Often, we are in a position to do something when a family or child is at risk but we don’t know what to do or don’t want to get involved. With this information, our hope is that you will be empowered to make that next step, perhaps making the difference in one child’ life by simply getting involved in an effective and safe way.
Journey with us to learn more about creating the conditions that allow us to do right by our children.
Nurturing and Attachment
Celebrating the journey as it occurs, showing love and empathy.
When parents and children have strong, warm feelings toward one another, children
develop trust that their parents will provide what they need to thrive including love,
acceptance, positive guidance, and protection.

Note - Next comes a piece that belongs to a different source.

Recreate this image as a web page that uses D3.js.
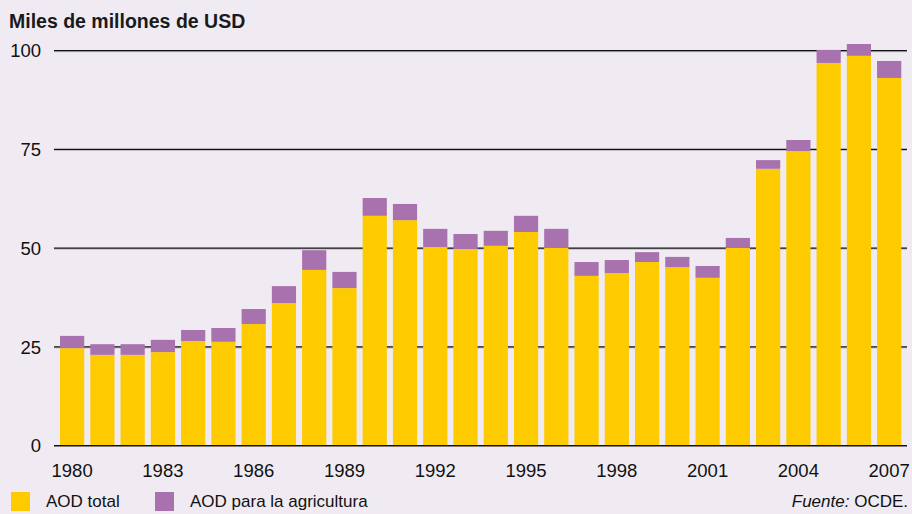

Nurturing and attachment with caring adults in early life is associated with better
grades, healthier behaviors, stronger friendships, and an increased ability to cope
with stress later in life.
- Read, sing and talk to keiki
- Snuggle, cuddle and hug
- Eye contact, eye gazing
- Promote skin to skin contact with infants
- Spend time together
- Eat meals together
Knowledge of Parenting and Child Development
Parenting Can Be Hard, But Can
Set a course and realize the destination of the journey.
Parenting does not come with a manual. As children grow from babies to toddlers to children to teens, they change. Their behaviors are as different as their needs. Parenting evolves with the child.
- Parenting is challenging.
- Your feelings are normal.
- Reach out to another caregiver or parent for support.
- Be open to receiving support from friends, family and your community.
- Share experiences.
- Just say: “Call me.”
- Acknowledge: “I can’t do it alone because it is hard to do alone.”
Social and Emotional Competence in Children
Show Keiki Aloha
Parents and caregivers demonstrate love to children through acts of kindness, protection and caring.
- Tell your child “Wow, what a great job!”
- “I love you no matter what.” “I’m proud of you for doing well in school/helping out.”
- Tell other parents how you show love: “My kids love it when we all go surfing together. It brings our family closer together.”
- Create and celebrate opportunities to do things together as a family.
- Try to commit to some quality, media-free family time every day.
How You Stay?
Take the time before the journey begins or in the midst of it to acknowledge and connect with the people who will support you in it.
Take the time before the journey begins or in the midst of it to acknowledge and connect with the people who will support you in it.When parents and caregivers have a social network and emotionally supportive friends, family and neighbors, they find it easier to care for their children and themselves.
- Talk story with grandparents who are caring for their grandchildren.
- Ask: “How you doing?”
- Reach out to another and don’t give up until you connect.
- Invite a parent to join you at a meeting or social gathering.
- Attend your children’s events and get to know the other parents.
First, Make Yourself Pono
Sometimes we journey through rough waters. Pushing past the rough parts shows how, when we’re challenged, we push through the roughness without staying in it.
Parents who can cope with the stresses of everyday life and the occasional crisis have resilience. There is no shame in offering help as a member of the community or in receiving help when we need it.
- Every family has strengths; find your family’s strengths.
- First make yourself pono.
- Ask: “How can I help you with what’s needed around the house?”
- Step in and offer help to a stressed out or overwhelmed parent, even as a stranger. Ask: “Are you ok?” “Do you need some help?” “Can I give you a break?”
- We all make mistakes. We can try again tomorrow.
- Ask: “Is this working for you?”
Concrete Supports for Families
We lean on others in our community, just like we would lean on the five others in the wa’a who are on the journey with us when we need them the most.
Families who can meet their own basic needs for food, clothing, housing and transportation, as well as services for child care and health needs, are better equipped to ensure their children’s safety and well-being.
- Offer to drive a parent to the doctor/school/service provider/store.
- Barter and trade for goods and services.
- Invest the time to earn trust so that a friend/client can come to you when help is needed.
- We can’t do it all ourselves; there is no shame in asking for and offering help.
- When you offer help and receive resistance, be persistent; don’t give up too easily.